Where Original Sin thus refers to fallen man's inborn concupiscence (cf. Apology of the Augsburg Confession, Article 2, “Of Original Sin,” 26-31), which is to say his self-centered sensual way of being, Original Guilt simply refers to the corresponding state of inherited debt known as mortality, i.e. the fact that we are all born subject to death. And this is what Original Guilt means. It is not a legal or psychological concept, but a theological term that refers to the manner in which sin is always attended by death, for apart from sin there is no death. As the Apostle Paul reveals, “Therefore, just as sin came into the world through one man, and death through sin, and so death spread to all men because all sinned” (Romans 5:12). In other words, as Original Sin is the theological explanation of the universal presence of sin, so Original Guilt is the theological explanation of the universal presence of mortality that is necessarily consequent to sin. In sum, since all are born mortal, therefore all must have been born indebted to the Law, i.e. “guilty,” as a consequence of the universal human condition of Original Sin. And, since all are born subject to death as a consequence of Original Sin, therefore Original Guilt obtains as a necessary theological corollary of Original Sin. 

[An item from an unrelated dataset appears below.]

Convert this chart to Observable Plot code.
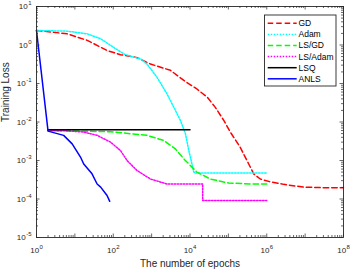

In conclusion, Original Guilt refers to the state of spiritual debt owed by all people to the Law, including infants, the payment of which was assigned by God in the Garden as death, which was the divine consequence of the original sin. Since man is born with this Original Sin, or concupiscence, then implicit in this is sin’s primordial debt and consequence, known as Original Guilt, or the inborn liability to death. To say otherwise is to divorce inborn sin from any intrinsic consequence, to say that Original Sin bears with it no relation to the Original Consequence and so carries with it no state of debt. Since man is mortal, however, it is simply the fact that he is born with Fallen Adam's original guilt. The state of debt, i.e. mortality, created by Original Sin is therefore aptly named Original Guilt.